専用の大型製造設備を用いるものと異なり、天板などのカットには改造したルンバが用いられているのも特徴的だ。このルンバにはジグソーが搭載されており、モーショントラッキング技術で制御され、汎用性を保ちながらCADで設計した図面通りに部材を切り抜くことを可能としている。
角材などの細長い部材のカットには市販の丸ノコが用いられており、ロボットはまるで人間が丸ノコを使用するような動作を実行することができるとのことだ。
同研究の特筆すべきは点は、既存のロボット技術を用いながらも、CADソフトと連携して汎用的に部材をカットできる点にあるだろう。
また、強度や組み立て順序のシミュレーションも可能で、デザインの実現可能性を判断できる点も優れている。
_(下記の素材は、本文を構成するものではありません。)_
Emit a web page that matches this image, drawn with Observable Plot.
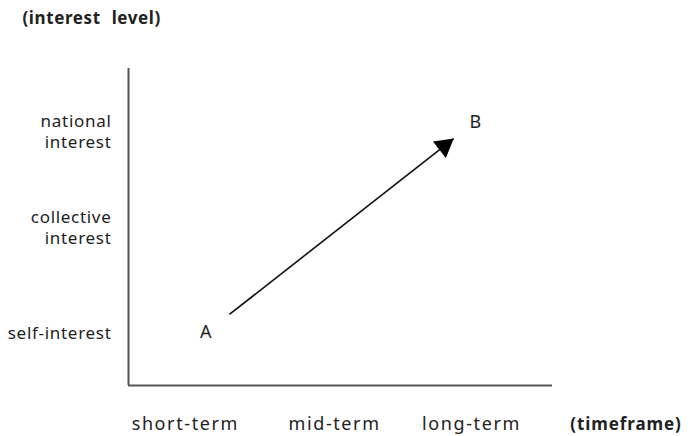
<!DOCTYPE html>
<html>
<head>
<meta charset="utf-8">
<script src="https://cdn.jsdelivr.net/npm/d3@7"></script>
<script src="https://cdn.jsdelivr.net/npm/@observablehq/plot@0.6"></script>
<style>
  html, body { margin: 0; padding: 0; background: #fff; }
  svg { display: block; }
</style>
</head>
<body>
<div id="chart"></div>
<script>
// ---- data ----
const xCategories = ["short-term", "mid-term", "long-term"];
const xCategoryPos = [1.34, 4.86, 8.09];
const yCategoriesLine1 = ["self-interest", "collective", "national"];
const yCategoriesLine2 = ["", "interest", "interest"];
const yCategoryPos = [1.64, 4.98, 8.01];
const pointNames = ["A", "B"];
const pointX = [2.38, 7.67];      // arrow start (A) and arrow tip (B)
const pointY = [2.24, 7.79];
const pointLabelX = [1.82, 8.18];
const pointLabelY = [1.67, 8.30];
const xTitle = "(timeframe)";
const xTitlePos = [10.42, 0];
const yTitle = "(interest level)";
const yTitlePos = [-2.5, 11.58];

// ---- layout ----
const W = 690, H = 436;
const mL = 128, mR = 138, mT = 68, mB = 51;
const pxPerX = (W - mL - mR) / 10;
const pxPerY = (H - mT - mB) / 10;

// arrowhead orientation in pixel space
const ddx = (pointX[1] - pointX[0]) * pxPerX;
const ddy = (pointY[1] - pointY[0]) * pxPerY;
const angle = Math.atan2(ddx, ddy) * 180 / Math.PI;
const headR = 7.8;
const side = headR * Math.sqrt(4 * Math.PI / Math.sqrt(3));
const tipDist = side * Math.sqrt(3) / 3;
const rad = angle * Math.PI / 180;

const xLabels = xCategories.map((c, i) => ({label: c, x: xCategoryPos[i], y: 0}));
const ySingle = yCategoriesLine1.map((c, i) => ({label: c, x: 0, y: yCategoryPos[i]}))
  .filter((d, i) => !yCategoriesLine2[i]);
const yTop = yCategoriesLine1.map((c, i) => ({label: c, x: 0, y: yCategoryPos[i]}))
  .filter((d, i) => yCategoriesLine2[i]);
const yBottom = yCategoriesLine2.map((c, i) => ({label: c, x: 0, y: yCategoryPos[i]}))
  .filter(d => d.label);
const arrowData = [{x1: pointX[0], y1: pointY[0], x2: pointX[1], y2: pointY[1]}];
const pointLabels = pointNames.map((n, i) => ({label: n, x: pointLabelX[i], y: pointLabelY[i]}));

const font = "'Noto Sans', 'Open Sans', sans-serif";
const textColor = "#222";
const yLabelStyle = {x: "x", y: "y", text: "label", textAnchor: "end", dx: -17, fontSize: 17, fill: textColor};

const chart = Plot.plot({
  width: W,
  height: H,
  marginLeft: mL,
  marginRight: mR,
  marginTop: mT,
  marginBottom: mB,
  style: {fontFamily: font, background: "#fff"},
  x: {domain: [0, 10], axis: null},
  y: {domain: [0, 10], axis: null},
  marks: [
    Plot.ruleX([0], {stroke: "#555", strokeWidth: 2}),
    Plot.ruleY([0], {stroke: "#555", strokeWidth: 2}),
    Plot.text(xLabels, {x: "x", y: "y", text: "label", dy: 39,
      fontSize: 18, fill: textColor}),
    Plot.text([xTitle], {x: () => xTitlePos[0], y: () => xTitlePos[1], text: d => d, textAnchor: "start",
      dy: 39, fontSize: 17, fontWeight: "bold", fill: textColor}),
    Plot.text([yTitle], {x: () => yTitlePos[0], y: () => yTitlePos[1], text: d => d, textAnchor: "start",
      fontSize: 17, fontWeight: "bold", fill: textColor}),
    Plot.text(ySingle, yLabelStyle),
    Plot.text(yTop, {...yLabelStyle, dy: -10.5}),
    Plot.text(yBottom, {...yLabelStyle, dy: 10.5}),
    Plot.link(arrowData, {x1: "x1", y1: "y1", x2: "x2", y2: "y2", stroke: "#111", strokeWidth: 1.6}),
    Plot.dot(arrowData, {x: "x2", y: "y2", symbol: "triangle", r: headR, fill: "#000", stroke: "none",
      rotate: angle, dx: -tipDist * Math.sin(rad), dy: tipDist * Math.cos(rad)}),
    Plot.text(pointLabels, {x: "x", y: "y", text: "label", fontSize: 18, fill: textColor})
  ]
});

// letter spacing tweaks to match the reference's wider text
const textGroups = d3.select(chart).selectAll("g[aria-label='text']").nodes();
if (textGroups.length >= 6) {
  d3.select(textGroups[0]).attr("letter-spacing", "1.6px");
  d3.select(textGroups[1]).attr("letter-spacing", "0.9px");
  d3.select(textGroups[2]).attr("letter-spacing", "0.6px").attr("word-spacing", "6px");
  for (const i of [3, 4, 5]) d3.select(textGroups[i]).attr("letter-spacing", "0.7px");
}
document.getElementById("chart").appendChild(chart);
</script>
</body>
</html>
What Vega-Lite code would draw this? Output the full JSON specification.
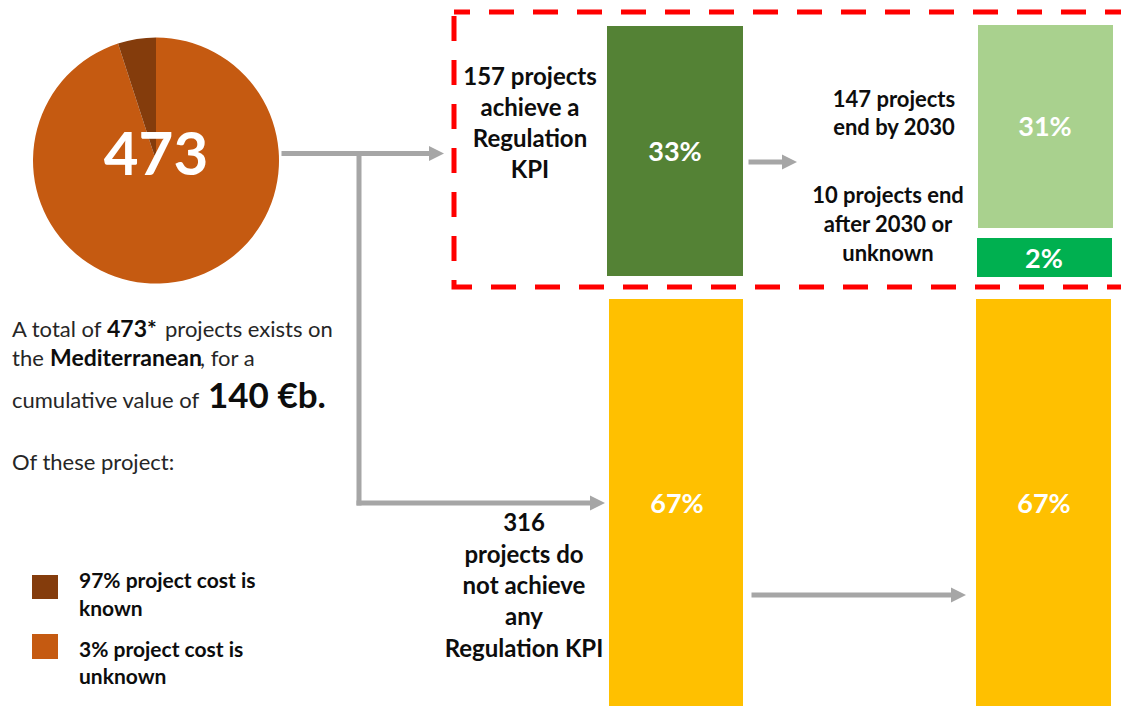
{
  "$schema": "https://vega.github.io/schema/vega-lite/v6.json",
  "width": 1121,
  "height": 706,
  "autosize": {"type": "none"},
  "padding": 0,
  "background": "white",
  "view": {"stroke": null},
  "config": {"font": "Lato"},
  "datasets": {
    "pie": [
      {"part": "Cost unknown", "share": 95, "order": 1, "cx": 156, "cy": 160.5},
      {"part": "Cost known", "share": 5, "order": 2, "cx": 156, "cy": 160.5}
    ],
    "legend": [
      {"part": "Cost known", "left": 32, "right": 58, "top": 575, "bottom": 599},
      {"part": "Cost unknown", "left": 32, "right": 58, "top": 634, "bottom": 659}
    ],
    "bars": [
      {"stage": "Regulation KPI", "segment": "Achieve a Regulation KPI", "share": 0.33, "left": 607, "right": 743, "top": 26, "bottom": 276, "cx": 675, "cy": 161},
      {"stage": "Regulation KPI", "segment": "Do not achieve any Regulation KPI", "share": 0.67, "left": 609, "right": 743, "top": 299, "bottom": 706, "cx": 677, "cy": 513},
      {"stage": "End date", "segment": "End by 2030", "share": 0.31, "left": 978, "right": 1113, "top": 25, "bottom": 228, "cx": 1045, "cy": 136},
      {"stage": "End date", "segment": "End after 2030 or unknown", "share": 0.02, "left": 977, "right": 1112, "top": 238, "bottom": 277, "cx": 1044, "cy": 268},
      {"stage": "End date", "segment": "Do not achieve any Regulation KPI", "share": 0.67, "left": 976, "right": 1111, "top": 299, "bottom": 706, "cx": 1044, "cy": 513}
    ],
    "box": [
      {"name": "Projects achieving a Regulation KPI", "left": 454, "right": 1135, "top": 12, "bottom": 287}
    ],
    "arrowLines": [
      {"x": 284, "y": 153.5, "x2": 430, "y2": 153.5},
      {"x": 359, "y": 153.5, "x2": 359, "y2": 503},
      {"x": 359, "y": 503, "x2": 591, "y2": 503},
      {"x": 751, "y": 162, "x2": 783, "y2": 162},
      {"x": 754, "y": 595, "x2": 952, "y2": 595}
    ],
    "arrowHeads": [
      {"x": 444, "y": 153.5},
      {"x": 605, "y": 503},
      {"x": 797, "y": 162},
      {"x": 966, "y": 595}
    ],
    "labels": [
      {"role": "total", "text": "473", "x": 156, "y": 175},
      {"role": "box", "text": "157 projects", "x": 530, "y": 85},
      {"role": "box", "text": "achieve a", "x": 530, "y": 116},
      {"role": "box", "text": "Regulation", "x": 530, "y": 147},
      {"role": "box", "text": "KPI", "x": 530, "y": 178},
      {"role": "box", "text": "316", "x": 524, "y": 531},
      {"role": "box", "text": "projects do", "x": 524, "y": 563},
      {"role": "box", "text": "not achieve", "x": 524, "y": 594},
      {"role": "box", "text": "any", "x": 524, "y": 625},
      {"role": "box", "text": "Regulation KPI", "x": 524, "y": 657},
      {"role": "note", "text": "147 projects", "x": 894, "y": 107},
      {"role": "note", "text": "end by 2030", "x": 894, "y": 135},
      {"role": "note", "text": "10 projects end", "x": 888, "y": 203},
      {"role": "note", "text": "after 2030 or", "x": 888, "y": 232},
      {"role": "note", "text": "unknown", "x": 888, "y": 261},
      {"role": "para", "text": "A total of", "x": 12, "y": 337},
      {"role": "para", "text": "projects exists on", "x": 165, "y": 337},
      {"role": "para", "text": "the", "x": 12, "y": 366},
      {"role": "para", "text": ", for a", "x": 200, "y": 366},
      {"role": "para", "text": "cumulative value of", "x": 12, "y": 408},
      {"role": "para", "text": "Of these project:", "x": 12, "y": 470},
      {"role": "paraBold", "text": "473*", "x": 107, "y": 337},
      {"role": "paraBold", "text": "Mediterranean", "x": 50, "y": 366},
      {"role": "big", "text": "140 €b.", "x": 208, "y": 408},
      {"role": "legend", "text": "97% project cost is", "x": 79, "y": 588},
      {"role": "legend", "text": "known", "x": 79, "y": 616},
      {"role": "legend", "text": "3% project cost is", "x": 79, "y": 657},
      {"role": "legend", "text": "unknown", "x": 79, "y": 684}
    ]
  },
  "layer": [
    {
      "data": {"name": "box"},
      "mark": {"type": "rect", "fill": null, "stroke": "#ff0000", "strokeWidth": 5, "strokeDash": [25, 19], "strokeDashOffset": 9},
      "encoding": {
        "x": {"field": "left", "type": "quantitative", "scale": {"domain": [0, 1121], "nice": false, "zero": false}, "axis": null},
        "x2": {"field": "right"},
        "y": {"field": "top", "type": "quantitative", "scale": {"domain": [0, 706], "reverse": true, "nice": false, "zero": false}, "axis": null},
        "y2": {"field": "bottom"}
      }
    },
    {
      "data": {"name": "bars"},
      "mark": {"type": "rect"},
      "encoding": {
        "x": {"field": "left", "type": "quantitative", "scale": {"domain": [0, 1121], "nice": false, "zero": false}, "axis": null},
        "x2": {"field": "right"},
        "y": {"field": "top", "type": "quantitative", "scale": {"domain": [0, 706], "reverse": true, "nice": false, "zero": false}, "axis": null},
        "y2": {"field": "bottom"},
        "color": {"field": "segment", "type": "nominal", "legend": null,
          "scale": {"domain": ["Cost known", "Cost unknown", "Achieve a Regulation KPI", "End by 2030", "End after 2030 or unknown", "Do not achieve any Regulation KPI"],
                    "range": ["#843c0c", "#c55a11", "#548235", "#a9d18e", "#00b050", "#ffc000"]}}
      }
    },
    {
      "data": {"name": "bars"},
      "mark": {"type": "text", "color": "white", "fontWeight": "bold", "fontSize": 27, "align": "center", "baseline": "alphabetic"},
      "encoding": {
        "x": {"field": "cx", "type": "quantitative", "scale": {"domain": [0, 1121], "nice": false, "zero": false}, "axis": null},
        "y": {"field": "cy", "type": "quantitative", "scale": {"domain": [0, 706], "reverse": true, "nice": false, "zero": false}, "axis": null},
        "text": {"field": "share", "type": "quantitative", "format": ".0%"}
      }
    },
    {
      "data": {"name": "arrowLines"},
      "mark": {"type": "rule", "color": "#a6a6a6", "strokeWidth": 5, "strokeCap": "square"},
      "encoding": {
        "x": {"field": "x", "type": "quantitative", "scale": {"domain": [0, 1121], "nice": false, "zero": false}, "axis": null},
        "x2": {"field": "x2"},
        "y": {"field": "y", "type": "quantitative", "scale": {"domain": [0, 706], "reverse": true, "nice": false, "zero": false}, "axis": null},
        "y2": {"field": "y2"}
      }
    },
    {
      "data": {"name": "arrowHeads"},
      "mark": {"type": "point", "shape": "M-2,-1L0,0L-2,1Z", "size": 225, "filled": true, "color": "#a6a6a6", "opacity": 1, "strokeWidth": 0},
      "encoding": {
        "x": {"field": "x", "type": "quantitative", "scale": {"domain": [0, 1121], "nice": false, "zero": false}, "axis": null},
        "y": {"field": "y", "type": "quantitative", "scale": {"domain": [0, 706], "reverse": true, "nice": false, "zero": false}, "axis": null}
      }
    },
    {
      "data": {"name": "pie"},
      "mark": {"type": "arc", "radius": 123},
      "encoding": {
        "x": {"field": "cx", "type": "quantitative", "scale": {"domain": [0, 1121], "nice": false, "zero": false}, "axis": null},
        "y": {"field": "cy", "type": "quantitative", "scale": {"domain": [0, 706], "reverse": true, "nice": false, "zero": false}, "axis": null},
        "theta": {"field": "share", "type": "quantitative", "stack": true},
        "order": {"field": "order", "type": "quantitative"},
        "color": {"field": "part", "type": "nominal", "legend": null,
          "scale": {"domain": ["Cost known", "Cost unknown", "Achieve a Regulation KPI", "End by 2030", "End after 2030 or unknown", "Do not achieve any Regulation KPI"],
                    "range": ["#843c0c", "#c55a11", "#548235", "#a9d18e", "#00b050", "#ffc000"]}}
      }
    },
    {
      "data": {"name": "legend"},
      "mark": {"type": "rect"},
      "encoding": {
        "x": {"field": "left", "type": "quantitative", "scale": {"domain": [0, 1121], "nice": false, "zero": false}, "axis": null},
        "x2": {"field": "right"},
        "y": {"field": "top", "type": "quantitative", "scale": {"domain": [0, 706], "reverse": true, "nice": false, "zero": false}, "axis": null},
        "y2": {"field": "bottom"},
        "color": {"field": "part", "type": "nominal", "legend": null,
          "scale": {"domain": ["Cost known", "Cost unknown", "Achieve a Regulation KPI", "End by 2030", "End after 2030 or unknown", "Do not achieve any Regulation KPI"],
                    "range": ["#843c0c", "#c55a11", "#548235", "#a9d18e", "#00b050", "#ffc000"]}}
      }
    },
    {
      "data": {"name": "labels"},
      "transform": [{"filter": "datum.role === 'total'"}],
      "mark": {"type": "text", "color": "white", "fontWeight": "bold", "fontSize": 60, "align": "center", "baseline": "alphabetic"},
      "encoding": {
        "x": {"field": "x", "type": "quantitative", "scale": {"domain": [0, 1121], "nice": false, "zero": false}, "axis": null},
        "y": {"field": "y", "type": "quantitative", "scale": {"domain": [0, 706], "reverse": true, "nice": false, "zero": false}, "axis": null},
        "text": {"field": "text"}
      }
    },
    {
      "data": {"name": "labels"},
      "transform": [{"filter": "datum.role === 'box'"}],
      "mark": {"type": "text", "color": "#0d0d0d", "fontWeight": "bold", "fontSize": 24, "align": "center", "baseline": "alphabetic"},
      "encoding": {
        "x": {"field": "x", "type": "quantitative", "scale": {"domain": [0, 1121], "nice": false, "zero": false}, "axis": null},
        "y": {"field": "y", "type": "quantitative", "scale": {"domain": [0, 706], "reverse": true, "nice": false, "zero": false}, "axis": null},
        "text": {"field": "text"}
      }
    },
    {
      "data": {"name": "labels"},
      "transform": [{"filter": "datum.role === 'note'"}],
      "mark": {"type": "text", "color": "#0d0d0d", "fontWeight": "bold", "fontSize": 22, "align": "center", "baseline": "alphabetic"},
      "encoding": {
        "x": {"field": "x", "type": "quantitative", "scale": {"domain": [0, 1121], "nice": false, "zero": false}, "axis": null},
        "y": {"field": "y", "type": "quantitative", "scale": {"domain": [0, 706], "reverse": true, "nice": false, "zero": false}, "axis": null},
        "text": {"field": "text"}
      }
    },
    {
      "data": {"name": "labels"},
      "transform": [{"filter": "datum.role === 'para'"}],
      "mark": {"type": "text", "color": "#262626", "fontSize": 22, "align": "left", "baseline": "alphabetic"},
      "encoding": {
        "x": {"field": "x", "type": "quantitative", "scale": {"domain": [0, 1121], "nice": false, "zero": false}, "axis": null},
        "y": {"field": "y", "type": "quantitative", "scale": {"domain": [0, 706], "reverse": true, "nice": false, "zero": false}, "axis": null},
        "text": {"field": "text"}
      }
    },
    {
      "data": {"name": "labels"},
      "transform": [{"filter": "datum.role === 'paraBold'"}],
      "mark": {"type": "text", "color": "#0d0d0d", "fontWeight": "bold", "fontSize": 23, "align": "left", "baseline": "alphabetic"},
      "encoding": {
        "x": {"field": "x", "type": "quantitative", "scale": {"domain": [0, 1121], "nice": false, "zero": false}, "axis": null},
        "y": {"field": "y", "type": "quantitative", "scale": {"domain": [0, 706], "reverse": true, "nice": false, "zero": false}, "axis": null},
        "text": {"field": "text"}
      }
    },
    {
      "data": {"name": "labels"},
      "transform": [{"filter": "datum.role === 'big'"}],
      "mark": {"type": "text", "color": "#0d0d0d", "fontWeight": "bold", "fontSize": 35, "align": "left", "baseline": "alphabetic"},
      "encoding": {
        "x": {"field": "x", "type": "quantitative", "scale": {"domain": [0, 1121], "nice": false, "zero": false}, "axis": null},
        "y": {"field": "y", "type": "quantitative", "scale": {"domain": [0, 706], "reverse": true, "nice": false, "zero": false}, "axis": null},
        "text": {"field": "text"}
      }
    },
    {
      "data": {"name": "labels"},
      "transform": [{"filter": "datum.role === 'legend'"}],
      "mark": {"type": "text", "color": "#0d0d0d", "fontWeight": "bold", "fontSize": 21, "align": "left", "baseline": "alphabetic"},
      "encoding": {
        "x": {"field": "x", "type": "quantitative", "scale": {"domain": [0, 1121], "nice": false, "zero": false}, "axis": null},
        "y": {"field": "y", "type": "quantitative", "scale": {"domain": [0, 706], "reverse": true, "nice": false, "zero": false}, "axis": null},
        "text": {"field": "text"}
      }
    }
  ]
}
AR(拡張現実)技術と組み合わせてスマートフォンから実際の間取りにあわせて家具を設計し、特別な木工の知識なしに理想の家具を注文するといったことも可能になるかもしれない。
現状、多くの家具量販店では、さまざまな需要を満たすためカラーやサイズ違いで多品種を在庫でそろえるが、オンデマンド製造とすることでそうした在庫や流通コストの削減につながる可能性があり、経済的な観点からも注目される技術だろう。